▶ **THE DATA**:
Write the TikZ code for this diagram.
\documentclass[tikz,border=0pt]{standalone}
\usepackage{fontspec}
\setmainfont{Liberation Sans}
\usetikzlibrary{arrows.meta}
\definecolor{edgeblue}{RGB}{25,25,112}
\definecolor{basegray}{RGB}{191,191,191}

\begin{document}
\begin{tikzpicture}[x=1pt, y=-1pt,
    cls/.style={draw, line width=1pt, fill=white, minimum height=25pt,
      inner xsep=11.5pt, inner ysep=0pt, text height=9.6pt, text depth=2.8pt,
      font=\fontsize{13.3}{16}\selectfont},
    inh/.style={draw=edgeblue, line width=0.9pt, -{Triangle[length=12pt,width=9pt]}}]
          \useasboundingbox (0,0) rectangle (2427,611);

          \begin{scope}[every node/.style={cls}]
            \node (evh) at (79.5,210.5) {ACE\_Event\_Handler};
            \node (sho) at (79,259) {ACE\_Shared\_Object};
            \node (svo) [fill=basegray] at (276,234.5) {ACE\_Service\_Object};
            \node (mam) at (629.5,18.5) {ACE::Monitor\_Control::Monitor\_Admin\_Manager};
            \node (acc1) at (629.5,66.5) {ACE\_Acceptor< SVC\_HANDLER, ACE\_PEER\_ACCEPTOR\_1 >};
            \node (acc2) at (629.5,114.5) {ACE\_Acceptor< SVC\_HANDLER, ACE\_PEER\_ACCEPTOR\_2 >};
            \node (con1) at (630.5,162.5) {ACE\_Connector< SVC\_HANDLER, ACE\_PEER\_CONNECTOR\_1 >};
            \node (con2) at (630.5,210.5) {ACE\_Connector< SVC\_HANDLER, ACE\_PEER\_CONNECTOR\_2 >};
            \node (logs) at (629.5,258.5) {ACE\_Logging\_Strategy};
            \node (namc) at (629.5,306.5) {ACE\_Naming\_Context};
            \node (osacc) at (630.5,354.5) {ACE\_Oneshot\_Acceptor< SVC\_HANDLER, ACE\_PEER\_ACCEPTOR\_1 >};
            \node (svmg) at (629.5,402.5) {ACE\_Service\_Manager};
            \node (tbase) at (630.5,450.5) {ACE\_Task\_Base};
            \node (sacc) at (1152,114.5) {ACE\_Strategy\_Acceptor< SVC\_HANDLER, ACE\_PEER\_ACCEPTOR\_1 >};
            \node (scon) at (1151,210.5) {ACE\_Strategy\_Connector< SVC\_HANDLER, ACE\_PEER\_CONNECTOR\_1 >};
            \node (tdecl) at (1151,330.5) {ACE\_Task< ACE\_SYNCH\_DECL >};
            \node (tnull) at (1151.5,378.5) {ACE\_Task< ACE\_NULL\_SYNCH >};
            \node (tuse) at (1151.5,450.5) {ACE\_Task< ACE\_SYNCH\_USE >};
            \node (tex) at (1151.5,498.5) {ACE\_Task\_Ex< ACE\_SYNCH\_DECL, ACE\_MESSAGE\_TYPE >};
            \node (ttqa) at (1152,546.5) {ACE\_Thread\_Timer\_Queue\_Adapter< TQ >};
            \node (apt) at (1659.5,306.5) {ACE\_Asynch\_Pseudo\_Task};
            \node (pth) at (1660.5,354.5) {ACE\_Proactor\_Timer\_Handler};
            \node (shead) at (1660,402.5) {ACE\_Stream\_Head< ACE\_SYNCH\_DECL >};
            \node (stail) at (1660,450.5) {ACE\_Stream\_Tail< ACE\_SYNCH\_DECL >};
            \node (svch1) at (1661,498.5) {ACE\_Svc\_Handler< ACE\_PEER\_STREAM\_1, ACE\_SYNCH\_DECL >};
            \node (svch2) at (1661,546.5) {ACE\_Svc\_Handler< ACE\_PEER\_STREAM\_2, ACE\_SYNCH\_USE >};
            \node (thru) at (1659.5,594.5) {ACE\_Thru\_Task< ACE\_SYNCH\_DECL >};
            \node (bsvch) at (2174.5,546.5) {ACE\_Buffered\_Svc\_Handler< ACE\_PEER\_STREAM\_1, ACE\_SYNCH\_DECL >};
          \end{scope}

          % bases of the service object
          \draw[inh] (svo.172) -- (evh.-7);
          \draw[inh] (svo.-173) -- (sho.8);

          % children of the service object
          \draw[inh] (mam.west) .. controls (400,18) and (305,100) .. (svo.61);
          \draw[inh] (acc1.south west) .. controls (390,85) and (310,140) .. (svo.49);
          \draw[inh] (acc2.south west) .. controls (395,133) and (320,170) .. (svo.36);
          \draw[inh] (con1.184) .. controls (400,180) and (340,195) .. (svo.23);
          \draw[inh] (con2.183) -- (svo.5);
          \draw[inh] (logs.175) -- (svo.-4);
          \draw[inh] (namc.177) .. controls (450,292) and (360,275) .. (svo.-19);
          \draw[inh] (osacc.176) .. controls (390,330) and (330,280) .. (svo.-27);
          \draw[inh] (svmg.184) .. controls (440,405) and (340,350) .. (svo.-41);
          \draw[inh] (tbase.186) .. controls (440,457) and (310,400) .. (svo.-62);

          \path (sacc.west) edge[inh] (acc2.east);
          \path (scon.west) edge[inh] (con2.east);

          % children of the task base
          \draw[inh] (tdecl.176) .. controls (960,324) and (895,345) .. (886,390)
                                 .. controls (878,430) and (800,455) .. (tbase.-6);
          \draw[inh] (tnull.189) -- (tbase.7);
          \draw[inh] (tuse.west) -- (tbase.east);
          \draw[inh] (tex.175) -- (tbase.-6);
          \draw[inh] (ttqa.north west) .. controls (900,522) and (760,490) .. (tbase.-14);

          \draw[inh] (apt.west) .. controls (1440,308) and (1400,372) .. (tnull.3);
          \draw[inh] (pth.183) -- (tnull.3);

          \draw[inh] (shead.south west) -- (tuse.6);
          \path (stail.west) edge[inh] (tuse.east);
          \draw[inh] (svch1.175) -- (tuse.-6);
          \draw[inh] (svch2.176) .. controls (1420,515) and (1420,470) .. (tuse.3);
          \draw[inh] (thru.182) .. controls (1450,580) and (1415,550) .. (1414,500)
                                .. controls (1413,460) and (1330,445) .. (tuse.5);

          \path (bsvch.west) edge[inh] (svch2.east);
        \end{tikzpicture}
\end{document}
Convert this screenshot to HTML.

▶ **EXERCISE**: Using the listing above, reproduce each line without omission.

▶ **OUTPUT FOR THIS EXERCISE**:
Write the TikZ code for this diagram.
\documentclass[tikz,border=0pt]{standalone}
\usepackage{fontspec}
\setmainfont{Liberation Sans}
\usetikzlibrary{arrows.meta}
\definecolor{edgeblue}{RGB}{25,25,112}
\definecolor{basegray}{RGB}{191,191,191}

\begin{document}
\begin{tikzpicture}[x=1pt, y=-1pt,
    cls/.style={draw, line width=1pt, fill=white, minimum height=25pt,
      inner xsep=11.5pt, inner ysep=0pt, text height=9.6pt, text depth=2.8pt,
      font=\fontsize{13.3}{16}\selectfont},
    inh/.style={draw=edgeblue, line width=0.9pt, -{Triangle[length=12pt,width=9pt]}}]
          \useasboundingbox (0,0) rectangle (2427,611);

          \begin{scope}[every node/.style={cls}]
            \node (evh) at (79.5,210.5) {ACE\_Event\_Handler};
            \node (sho) at (79,259) {ACE\_Shared\_Object};
            \node (svo) [fill=basegray] at (276,234.5) {ACE\_Service\_Object};
            \node (mam) at (629.5,18.5) {ACE::Monitor\_Control::Monitor\_Admin\_Manager};
            \node (acc1) at (629.5,66.5) {ACE\_Acceptor< SVC\_HANDLER, ACE\_PEER\_ACCEPTOR\_1 >};
            \node (acc2) at (629.5,114.5) {ACE\_Acceptor< SVC\_HANDLER, ACE\_PEER\_ACCEPTOR\_2 >};
            \node (con1) at (630.5,162.5) {ACE\_Connector< SVC\_HANDLER, ACE\_PEER\_CONNECTOR\_1 >};
            \node (con2) at (630.5,210.5) {ACE\_Connector< SVC\_HANDLER, ACE\_PEER\_CONNECTOR\_2 >};
            \node (logs) at (629.5,258.5) {ACE\_Logging\_Strategy};
            \node (namc) at (629.5,306.5) {ACE\_Naming\_Context};
            \node (osacc) at (630.5,354.5) {ACE\_Oneshot\_Acceptor< SVC\_HANDLER, ACE\_PEER\_ACCEPTOR\_1 >};
            \node (svmg) at (629.5,402.5) {ACE\_Service\_Manager};
            \node (tbase) at (630.5,450.5) {ACE\_Task\_Base};
            \node (sacc) at (1152,114.5) {ACE\_Strategy\_Acceptor< SVC\_HANDLER, ACE\_PEER\_ACCEPTOR\_1 >};
            \node (scon) at (1151,210.5) {ACE\_Strategy\_Connector< SVC\_HANDLER, ACE\_PEER\_CONNECTOR\_1 >};
            \node (tdecl) at (1151,330.5) {ACE\_Task< ACE\_SYNCH\_DECL >};
            \node (tnull) at (1151.5,378.5) {ACE\_Task< ACE\_NULL\_SYNCH >};
            \node (tuse) at (1151.5,450.5) {ACE\_Task< ACE\_SYNCH\_USE >};
            \node (tex) at (1151.5,498.5) {ACE\_Task\_Ex< ACE\_SYNCH\_DECL, ACE\_MESSAGE\_TYPE >};
            \node (ttqa) at (1152,546.5) {ACE\_Thread\_Timer\_Queue\_Adapter< TQ >};
            \node (apt) at (1659.5,306.5) {ACE\_Asynch\_Pseudo\_Task};
            \node (pth) at (1660.5,354.5) {ACE\_Proactor\_Timer\_Handler};
            \node (shead) at (1660,402.5) {ACE\_Stream\_Head< ACE\_SYNCH\_DECL >};
            \node (stail) at (1660,450.5) {ACE\_Stream\_Tail< ACE\_SYNCH\_DECL >};
            \node (svch1) at (1661,498.5) {ACE\_Svc\_Handler< ACE\_PEER\_STREAM\_1, ACE\_SYNCH\_DECL >};
            \node (svch2) at (1661,546.5) {ACE\_Svc\_Handler< ACE\_PEER\_STREAM\_2, ACE\_SYNCH\_USE >};
            \node (thru) at (1659.5,594.5) {ACE\_Thru\_Task< ACE\_SYNCH\_DECL >};
            \node (bsvch) at (2174.5,546.5) {ACE\_Buffered\_Svc\_Handler< ACE\_PEER\_STREAM\_1, ACE\_SYNCH\_DECL >};
          \end{scope}

          % bases of the service object
          \draw[inh] (svo.172) -- (evh.-7);
          \draw[inh] (svo.-173) -- (sho.8);

          % children of the service object
          \draw[inh] (mam.west) .. controls (400,18) and (305,100) .. (svo.61);
          \draw[inh] (acc1.south west) .. controls (390,85) and (310,140) .. (svo.49);
          \draw[inh] (acc2.south west) .. controls (395,133) and (320,170) .. (svo.36);
          \draw[inh] (con1.184) .. controls (400,180) and (340,195) .. (svo.23);
          \draw[inh] (con2.183) -- (svo.5);
          \draw[inh] (logs.175) -- (svo.-4);
          \draw[inh] (namc.177) .. controls (450,292) and (360,275) .. (svo.-19);
          \draw[inh] (osacc.176) .. controls (390,330) and (330,280) .. (svo.-27);
          \draw[inh] (svmg.184) .. controls (440,405) and (340,350) .. (svo.-41);
          \draw[inh] (tbase.186) .. controls (440,457) and (310,400) .. (svo.-62);

          \path (sacc.west) edge[inh] (acc2.east);
          \path (scon.west) edge[inh] (con2.east);

          % children of the task base
          \draw[inh] (tdecl.176) .. controls (960,324) and (895,345) .. (886,390)
                                 .. controls (878,430) and (800,455) .. (tbase.-6);
          \draw[inh] (tnull.189) -- (tbase.7);
          \draw[inh] (tuse.west) -- (tbase.east);
          \draw[inh] (tex.175) -- (tbase.-6);
          \draw[inh] (ttqa.north west) .. controls (900,522) and (760,490) .. (tbase.-14);

          \draw[inh] (apt.west) .. controls (1440,308) and (1400,372) .. (tnull.3);
          \draw[inh] (pth.183) -- (tnull.3);

          \draw[inh] (shead.south west) -- (tuse.6);
          \path (stail.west) edge[inh] (tuse.east);
          \draw[inh] (svch1.175) -- (tuse.-6);
          \draw[inh] (svch2.176) .. controls (1420,515) and (1420,470) .. (tuse.3);
          \draw[inh] (thru.182) .. controls (1450,580) and (1415,550) .. (1414,500)
                                .. controls (1413,460) and (1330,445) .. (tuse.5);

          \path (bsvch.west) edge[inh] (svch2.east);
        \end{tikzpicture}
\end{document}
Convert this screenshot to HTML.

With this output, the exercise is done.